The number of dead coins in crypto markets is rising.
At the beginning of 2014, when the price of a single bitcoin was in decline, there were 67 coins listed on coinmarketcap.com, a website that aggregates coin prices from multiple exchanges. As of this writing, there are 1607 coins listed on the same site. As media spotlight brought mainstream traction to crypto markets, the number of cryptocurrencies being traded at exchanges multiplied. Tacking a coin onto your product almost became de rigueur for companies and startups.
Not all of them have outlasted the recent bloodbath in crypto markets, however. According to latest estimates, between 600 to 800 cryptocurrencies have “died”. A dead coin is a coin which has been abandoned without further updates or its valuations has crashed to less than 1 cent.

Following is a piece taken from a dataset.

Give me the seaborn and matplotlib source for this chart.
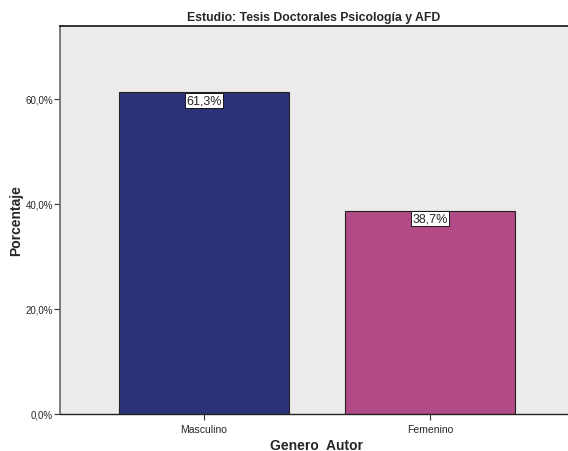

A CNBC report pegs the number of such cryptocurrencies at 800 while another report at Cryptoslate estimates a figure of more than 600 for the same statistic. A website Deadcoins.com maintains a list of the 843 so-called dead coins. Coinopsy estimates that figure to be more than a thousand. A glance through coinmarketcap.com listings reveals 249 coins whose valuations are undetermined. These include the likes of Sakuracoin, a cryptocurrency with Proof of Work algorithm that was launched back in 2014, and PWR Coin, which has been launched recently.
The death of coins provides interesting pointers to issues and occurrences within the cryptocurrency space. For example, a coin’s death is directly correlated to the number of failures for initial coin offerings (ICOs). As the ICO market exploded, so did the number of firms cashing in on the craze for coins related to their product.
But SEC crackdowns coupled with regulatory restrictions have worked to increase the failure rate for such offerings. An ICO failure translates to the death of a coin. In an interview with Bloomberg, investor Aaron Brown pointed to research released earlier this year which stated that more than 80% of ICOs were frauds and 10 percent lacked substance. “Most of the remaining 10 percent will probably fail as well,” he said.
The deadcoin.com website also lists other reasons for coin failures. They are hacks, scams, parody, and deceased. With 637 deceased coins, this category encompasses the others and is also the main reason for a coin’s death. Hacks accounted for just 12 dead coins proving that cryptocurrency blockchains are, by and large, safer than exchanges which have been frequently hacked.